## Aim of the exercise:
Take the line containing "Emit a Python", the line containing "import plotly.graph_objects as go", and all lines between them, and transcribe them exactly. Leave out pictures.

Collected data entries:
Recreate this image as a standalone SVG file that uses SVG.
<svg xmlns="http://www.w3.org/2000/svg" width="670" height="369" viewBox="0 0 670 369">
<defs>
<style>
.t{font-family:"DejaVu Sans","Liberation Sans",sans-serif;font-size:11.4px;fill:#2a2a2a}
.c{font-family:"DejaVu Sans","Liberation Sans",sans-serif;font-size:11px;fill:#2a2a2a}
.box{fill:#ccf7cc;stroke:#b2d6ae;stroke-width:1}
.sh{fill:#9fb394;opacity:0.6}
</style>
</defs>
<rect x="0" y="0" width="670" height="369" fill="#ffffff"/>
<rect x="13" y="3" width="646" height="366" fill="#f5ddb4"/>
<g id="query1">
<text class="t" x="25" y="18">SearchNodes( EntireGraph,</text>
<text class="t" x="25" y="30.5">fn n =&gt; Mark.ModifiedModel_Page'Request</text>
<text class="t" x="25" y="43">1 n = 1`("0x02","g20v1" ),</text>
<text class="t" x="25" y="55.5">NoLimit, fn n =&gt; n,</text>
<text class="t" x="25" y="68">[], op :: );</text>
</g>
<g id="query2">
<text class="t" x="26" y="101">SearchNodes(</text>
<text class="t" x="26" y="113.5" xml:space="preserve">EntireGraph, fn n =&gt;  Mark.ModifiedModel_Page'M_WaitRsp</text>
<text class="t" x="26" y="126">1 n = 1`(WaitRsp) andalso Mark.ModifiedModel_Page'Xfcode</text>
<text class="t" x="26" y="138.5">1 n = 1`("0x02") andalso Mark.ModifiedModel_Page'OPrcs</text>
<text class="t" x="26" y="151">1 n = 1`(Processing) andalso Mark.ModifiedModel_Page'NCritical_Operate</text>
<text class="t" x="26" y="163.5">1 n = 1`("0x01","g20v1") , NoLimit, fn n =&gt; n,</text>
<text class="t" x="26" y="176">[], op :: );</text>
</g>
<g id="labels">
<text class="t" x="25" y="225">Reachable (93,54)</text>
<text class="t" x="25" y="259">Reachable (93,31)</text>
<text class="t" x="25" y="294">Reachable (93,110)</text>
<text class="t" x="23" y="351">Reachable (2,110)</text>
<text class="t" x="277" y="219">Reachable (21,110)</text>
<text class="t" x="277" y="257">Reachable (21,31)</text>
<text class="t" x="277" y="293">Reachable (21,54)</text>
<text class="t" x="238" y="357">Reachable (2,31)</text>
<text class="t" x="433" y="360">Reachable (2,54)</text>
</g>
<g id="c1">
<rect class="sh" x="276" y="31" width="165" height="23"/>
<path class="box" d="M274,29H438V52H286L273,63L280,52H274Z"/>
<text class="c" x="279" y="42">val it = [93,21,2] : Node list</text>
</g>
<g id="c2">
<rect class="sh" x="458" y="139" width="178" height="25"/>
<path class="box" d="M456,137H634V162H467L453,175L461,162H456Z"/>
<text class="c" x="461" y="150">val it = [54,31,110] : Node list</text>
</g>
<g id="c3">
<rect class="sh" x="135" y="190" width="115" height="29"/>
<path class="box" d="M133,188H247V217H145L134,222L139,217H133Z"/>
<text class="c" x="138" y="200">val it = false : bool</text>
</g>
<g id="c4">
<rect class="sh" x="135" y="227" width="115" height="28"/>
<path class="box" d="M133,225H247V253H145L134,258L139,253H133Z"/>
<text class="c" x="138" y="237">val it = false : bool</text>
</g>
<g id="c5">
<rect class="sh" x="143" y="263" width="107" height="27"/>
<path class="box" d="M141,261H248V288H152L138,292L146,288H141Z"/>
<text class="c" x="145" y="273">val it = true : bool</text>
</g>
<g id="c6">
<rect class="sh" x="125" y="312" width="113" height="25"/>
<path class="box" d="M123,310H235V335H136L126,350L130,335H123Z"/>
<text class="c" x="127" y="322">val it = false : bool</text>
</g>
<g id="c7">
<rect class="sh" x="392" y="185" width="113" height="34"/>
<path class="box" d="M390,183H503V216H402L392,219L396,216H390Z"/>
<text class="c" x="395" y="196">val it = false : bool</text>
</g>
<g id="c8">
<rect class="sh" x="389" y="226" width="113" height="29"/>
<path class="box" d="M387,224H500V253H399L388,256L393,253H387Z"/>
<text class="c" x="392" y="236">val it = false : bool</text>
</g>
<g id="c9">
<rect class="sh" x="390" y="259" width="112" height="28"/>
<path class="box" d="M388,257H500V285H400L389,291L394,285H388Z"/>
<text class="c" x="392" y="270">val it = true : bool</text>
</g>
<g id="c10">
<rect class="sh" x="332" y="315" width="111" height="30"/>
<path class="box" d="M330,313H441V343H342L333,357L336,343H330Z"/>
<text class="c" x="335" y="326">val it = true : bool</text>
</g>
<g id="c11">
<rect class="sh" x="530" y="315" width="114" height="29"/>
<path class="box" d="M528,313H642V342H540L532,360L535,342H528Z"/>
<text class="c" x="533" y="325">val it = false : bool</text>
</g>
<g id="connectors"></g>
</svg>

...

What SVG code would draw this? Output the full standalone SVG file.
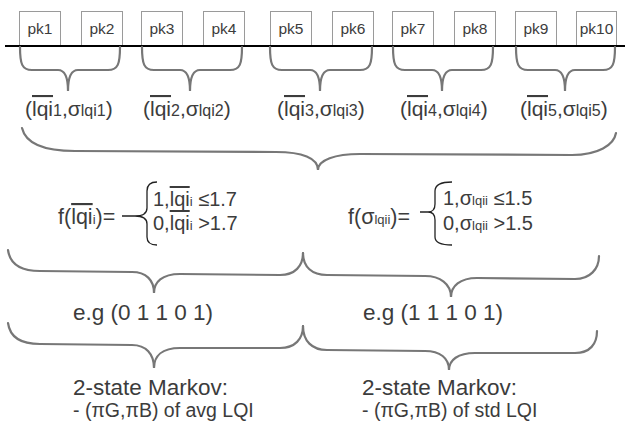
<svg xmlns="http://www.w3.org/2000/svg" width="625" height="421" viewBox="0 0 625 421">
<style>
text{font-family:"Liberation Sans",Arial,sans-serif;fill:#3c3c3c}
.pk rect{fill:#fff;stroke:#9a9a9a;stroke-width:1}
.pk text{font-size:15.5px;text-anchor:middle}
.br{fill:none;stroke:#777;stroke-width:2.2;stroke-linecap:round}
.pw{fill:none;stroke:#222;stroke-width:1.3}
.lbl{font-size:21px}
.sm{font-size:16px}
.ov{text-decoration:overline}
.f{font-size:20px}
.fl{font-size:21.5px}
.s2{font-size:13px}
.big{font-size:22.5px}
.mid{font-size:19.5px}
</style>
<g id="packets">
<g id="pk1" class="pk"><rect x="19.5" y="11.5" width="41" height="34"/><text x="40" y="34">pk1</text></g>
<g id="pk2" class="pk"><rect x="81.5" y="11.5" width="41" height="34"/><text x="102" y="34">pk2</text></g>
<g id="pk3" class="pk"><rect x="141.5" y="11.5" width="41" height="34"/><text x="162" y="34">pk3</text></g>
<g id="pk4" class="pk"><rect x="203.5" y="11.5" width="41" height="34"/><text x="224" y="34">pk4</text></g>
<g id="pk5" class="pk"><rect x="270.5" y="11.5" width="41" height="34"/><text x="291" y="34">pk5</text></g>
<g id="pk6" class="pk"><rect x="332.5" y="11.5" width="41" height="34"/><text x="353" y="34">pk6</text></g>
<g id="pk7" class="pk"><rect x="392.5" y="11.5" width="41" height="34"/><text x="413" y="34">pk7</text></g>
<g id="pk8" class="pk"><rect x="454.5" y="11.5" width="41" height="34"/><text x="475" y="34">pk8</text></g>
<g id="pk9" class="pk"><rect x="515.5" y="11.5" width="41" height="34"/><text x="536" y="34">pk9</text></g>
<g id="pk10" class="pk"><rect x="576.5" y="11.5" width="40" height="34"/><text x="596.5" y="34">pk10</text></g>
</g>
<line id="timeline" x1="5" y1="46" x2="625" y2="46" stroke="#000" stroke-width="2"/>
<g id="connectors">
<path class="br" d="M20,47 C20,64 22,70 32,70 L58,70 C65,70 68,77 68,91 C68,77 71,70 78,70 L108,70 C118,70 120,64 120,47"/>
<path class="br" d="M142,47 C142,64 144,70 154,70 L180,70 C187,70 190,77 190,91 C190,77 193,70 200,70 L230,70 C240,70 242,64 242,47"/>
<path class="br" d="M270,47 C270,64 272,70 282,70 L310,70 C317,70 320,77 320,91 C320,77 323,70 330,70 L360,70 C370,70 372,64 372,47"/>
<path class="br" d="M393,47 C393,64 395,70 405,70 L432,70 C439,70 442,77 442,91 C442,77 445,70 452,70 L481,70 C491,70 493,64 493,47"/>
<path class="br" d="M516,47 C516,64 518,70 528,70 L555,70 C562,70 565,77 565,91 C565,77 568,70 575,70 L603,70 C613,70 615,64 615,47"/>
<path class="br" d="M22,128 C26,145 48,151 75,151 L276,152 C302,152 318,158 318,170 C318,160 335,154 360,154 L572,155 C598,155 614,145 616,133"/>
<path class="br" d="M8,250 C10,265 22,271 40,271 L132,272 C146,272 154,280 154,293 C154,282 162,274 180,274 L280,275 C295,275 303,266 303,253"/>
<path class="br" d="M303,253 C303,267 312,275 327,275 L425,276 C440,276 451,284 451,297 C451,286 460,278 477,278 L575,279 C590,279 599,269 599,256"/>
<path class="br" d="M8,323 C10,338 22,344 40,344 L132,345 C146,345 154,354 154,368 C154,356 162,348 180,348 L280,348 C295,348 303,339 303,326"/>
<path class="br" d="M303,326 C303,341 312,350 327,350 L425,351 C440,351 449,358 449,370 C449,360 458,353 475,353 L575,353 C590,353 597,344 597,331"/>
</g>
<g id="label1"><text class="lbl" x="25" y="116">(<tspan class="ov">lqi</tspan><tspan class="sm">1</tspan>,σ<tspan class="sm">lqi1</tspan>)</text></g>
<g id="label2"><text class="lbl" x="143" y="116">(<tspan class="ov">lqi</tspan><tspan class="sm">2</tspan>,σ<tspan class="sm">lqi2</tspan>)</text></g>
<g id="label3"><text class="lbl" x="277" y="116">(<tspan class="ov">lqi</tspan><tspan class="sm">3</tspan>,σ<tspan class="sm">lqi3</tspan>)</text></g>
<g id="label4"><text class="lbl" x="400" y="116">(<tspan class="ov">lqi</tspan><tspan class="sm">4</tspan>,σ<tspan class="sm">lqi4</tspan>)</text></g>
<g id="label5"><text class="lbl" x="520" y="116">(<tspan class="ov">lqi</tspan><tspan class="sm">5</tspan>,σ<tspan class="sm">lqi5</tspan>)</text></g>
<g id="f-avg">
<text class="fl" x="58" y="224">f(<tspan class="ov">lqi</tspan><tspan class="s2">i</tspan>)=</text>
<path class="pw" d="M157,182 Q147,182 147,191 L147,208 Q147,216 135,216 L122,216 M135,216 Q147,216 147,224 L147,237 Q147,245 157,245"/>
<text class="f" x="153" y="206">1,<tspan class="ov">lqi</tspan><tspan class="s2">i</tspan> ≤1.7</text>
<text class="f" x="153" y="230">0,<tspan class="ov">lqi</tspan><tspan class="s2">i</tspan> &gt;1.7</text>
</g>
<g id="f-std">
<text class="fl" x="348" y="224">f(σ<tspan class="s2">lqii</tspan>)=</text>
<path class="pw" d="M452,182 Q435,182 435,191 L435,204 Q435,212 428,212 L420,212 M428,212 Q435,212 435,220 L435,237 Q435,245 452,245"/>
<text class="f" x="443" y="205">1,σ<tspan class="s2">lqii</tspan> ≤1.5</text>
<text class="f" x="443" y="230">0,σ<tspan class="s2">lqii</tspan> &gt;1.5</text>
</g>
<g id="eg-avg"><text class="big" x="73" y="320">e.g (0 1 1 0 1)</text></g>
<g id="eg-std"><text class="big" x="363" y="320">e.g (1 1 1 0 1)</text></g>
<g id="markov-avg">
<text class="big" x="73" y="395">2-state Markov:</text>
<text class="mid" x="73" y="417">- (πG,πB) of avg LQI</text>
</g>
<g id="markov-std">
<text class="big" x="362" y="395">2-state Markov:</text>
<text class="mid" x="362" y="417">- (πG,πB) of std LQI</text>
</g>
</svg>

--

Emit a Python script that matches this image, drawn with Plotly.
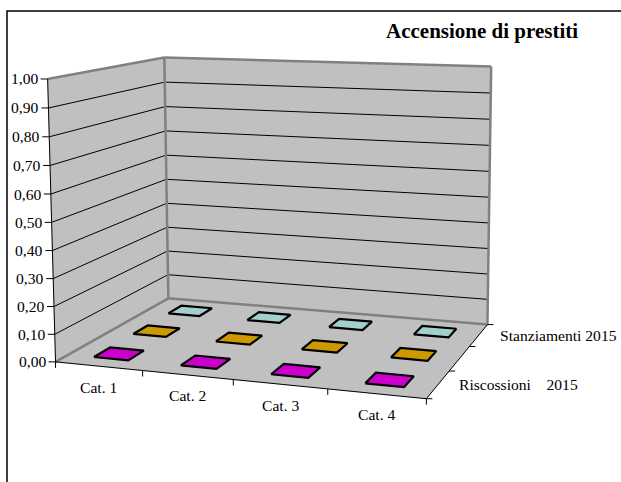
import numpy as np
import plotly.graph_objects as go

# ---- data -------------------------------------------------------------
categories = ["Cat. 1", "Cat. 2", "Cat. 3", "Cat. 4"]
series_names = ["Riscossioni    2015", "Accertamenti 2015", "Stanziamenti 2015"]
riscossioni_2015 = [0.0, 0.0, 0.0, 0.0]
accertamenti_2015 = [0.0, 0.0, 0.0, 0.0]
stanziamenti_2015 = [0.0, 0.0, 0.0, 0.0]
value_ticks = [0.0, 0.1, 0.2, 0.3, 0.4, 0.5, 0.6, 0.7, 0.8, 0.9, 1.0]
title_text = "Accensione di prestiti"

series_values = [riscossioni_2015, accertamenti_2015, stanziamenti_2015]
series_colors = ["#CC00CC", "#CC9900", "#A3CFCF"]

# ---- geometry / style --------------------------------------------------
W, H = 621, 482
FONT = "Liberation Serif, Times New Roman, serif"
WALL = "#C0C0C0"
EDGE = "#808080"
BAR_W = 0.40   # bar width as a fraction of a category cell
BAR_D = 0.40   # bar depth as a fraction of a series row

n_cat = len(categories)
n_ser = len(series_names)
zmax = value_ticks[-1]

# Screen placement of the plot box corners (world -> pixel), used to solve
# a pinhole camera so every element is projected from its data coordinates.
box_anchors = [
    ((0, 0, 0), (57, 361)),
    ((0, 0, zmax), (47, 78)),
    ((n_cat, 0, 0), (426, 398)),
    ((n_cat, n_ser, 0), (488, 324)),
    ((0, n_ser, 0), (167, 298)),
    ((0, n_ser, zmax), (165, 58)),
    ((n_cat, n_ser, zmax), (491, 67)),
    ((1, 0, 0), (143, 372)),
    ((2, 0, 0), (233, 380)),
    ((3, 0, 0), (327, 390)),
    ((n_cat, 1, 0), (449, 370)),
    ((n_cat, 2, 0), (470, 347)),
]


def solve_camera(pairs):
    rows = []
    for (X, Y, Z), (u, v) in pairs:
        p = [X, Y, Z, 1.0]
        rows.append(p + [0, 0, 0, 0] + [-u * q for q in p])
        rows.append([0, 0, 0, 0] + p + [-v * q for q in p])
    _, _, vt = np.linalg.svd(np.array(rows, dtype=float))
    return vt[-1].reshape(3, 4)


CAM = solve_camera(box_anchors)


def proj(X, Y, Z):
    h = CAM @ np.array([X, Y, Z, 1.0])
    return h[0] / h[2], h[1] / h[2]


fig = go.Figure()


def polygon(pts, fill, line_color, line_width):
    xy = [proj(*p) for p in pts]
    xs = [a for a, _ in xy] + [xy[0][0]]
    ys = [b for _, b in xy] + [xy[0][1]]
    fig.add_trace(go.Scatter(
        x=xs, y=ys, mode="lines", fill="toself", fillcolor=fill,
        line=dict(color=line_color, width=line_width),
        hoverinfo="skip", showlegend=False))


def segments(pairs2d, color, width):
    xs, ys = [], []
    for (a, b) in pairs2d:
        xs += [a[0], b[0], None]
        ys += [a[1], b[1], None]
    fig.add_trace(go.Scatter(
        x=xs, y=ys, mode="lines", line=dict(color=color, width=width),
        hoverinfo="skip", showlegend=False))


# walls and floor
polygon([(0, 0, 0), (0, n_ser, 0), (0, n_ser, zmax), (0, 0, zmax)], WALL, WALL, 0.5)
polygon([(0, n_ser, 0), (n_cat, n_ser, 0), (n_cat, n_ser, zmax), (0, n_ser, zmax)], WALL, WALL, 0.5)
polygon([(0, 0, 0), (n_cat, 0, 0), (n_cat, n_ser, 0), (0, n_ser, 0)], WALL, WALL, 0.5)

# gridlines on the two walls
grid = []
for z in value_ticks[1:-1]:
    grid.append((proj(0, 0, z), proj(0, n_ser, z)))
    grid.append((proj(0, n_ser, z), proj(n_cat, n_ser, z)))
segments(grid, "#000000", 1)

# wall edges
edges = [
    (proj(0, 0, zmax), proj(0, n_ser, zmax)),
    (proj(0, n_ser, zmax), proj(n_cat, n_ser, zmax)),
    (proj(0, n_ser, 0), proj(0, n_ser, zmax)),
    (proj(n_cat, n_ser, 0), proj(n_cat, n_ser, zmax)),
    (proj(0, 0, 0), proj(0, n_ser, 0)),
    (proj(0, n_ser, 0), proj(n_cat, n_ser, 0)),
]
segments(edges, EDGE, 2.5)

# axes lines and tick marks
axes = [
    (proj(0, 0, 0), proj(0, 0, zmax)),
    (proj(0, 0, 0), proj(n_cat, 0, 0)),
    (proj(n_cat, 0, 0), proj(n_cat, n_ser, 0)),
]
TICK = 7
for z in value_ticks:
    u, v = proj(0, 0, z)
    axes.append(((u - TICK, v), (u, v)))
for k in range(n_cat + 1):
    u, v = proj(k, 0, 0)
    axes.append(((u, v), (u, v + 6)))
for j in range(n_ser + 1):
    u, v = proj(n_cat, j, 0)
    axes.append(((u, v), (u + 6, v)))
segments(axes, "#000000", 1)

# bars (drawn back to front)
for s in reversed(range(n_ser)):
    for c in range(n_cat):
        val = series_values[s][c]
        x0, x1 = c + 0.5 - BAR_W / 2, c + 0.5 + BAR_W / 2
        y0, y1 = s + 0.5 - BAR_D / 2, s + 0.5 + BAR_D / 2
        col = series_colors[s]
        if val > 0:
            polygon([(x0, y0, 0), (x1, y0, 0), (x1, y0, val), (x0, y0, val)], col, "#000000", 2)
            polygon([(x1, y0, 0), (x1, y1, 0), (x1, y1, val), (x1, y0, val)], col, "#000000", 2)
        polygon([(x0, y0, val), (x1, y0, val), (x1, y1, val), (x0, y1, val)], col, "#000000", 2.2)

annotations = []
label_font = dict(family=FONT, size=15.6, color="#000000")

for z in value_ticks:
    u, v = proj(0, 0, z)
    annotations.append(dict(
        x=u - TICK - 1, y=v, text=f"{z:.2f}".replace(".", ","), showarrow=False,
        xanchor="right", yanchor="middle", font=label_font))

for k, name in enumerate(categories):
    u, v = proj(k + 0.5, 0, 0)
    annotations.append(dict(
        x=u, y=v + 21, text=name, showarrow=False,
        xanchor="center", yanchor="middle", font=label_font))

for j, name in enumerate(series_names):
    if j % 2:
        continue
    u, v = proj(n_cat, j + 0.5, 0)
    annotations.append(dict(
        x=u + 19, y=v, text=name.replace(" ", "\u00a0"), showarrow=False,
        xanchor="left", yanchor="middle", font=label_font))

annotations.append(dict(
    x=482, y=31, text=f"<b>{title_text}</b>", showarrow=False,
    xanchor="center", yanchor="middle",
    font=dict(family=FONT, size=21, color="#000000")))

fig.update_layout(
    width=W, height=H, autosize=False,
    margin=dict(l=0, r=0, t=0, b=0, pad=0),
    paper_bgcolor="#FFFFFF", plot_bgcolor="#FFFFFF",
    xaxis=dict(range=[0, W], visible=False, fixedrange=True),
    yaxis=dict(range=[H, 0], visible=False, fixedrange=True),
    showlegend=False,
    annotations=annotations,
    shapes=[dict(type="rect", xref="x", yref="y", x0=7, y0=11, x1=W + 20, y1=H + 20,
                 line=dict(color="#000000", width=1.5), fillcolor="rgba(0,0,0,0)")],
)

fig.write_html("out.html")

## Full solution:
Emit a Python script that matches this image, drawn with Plotly.
import numpy as np
import plotly.graph_objects as go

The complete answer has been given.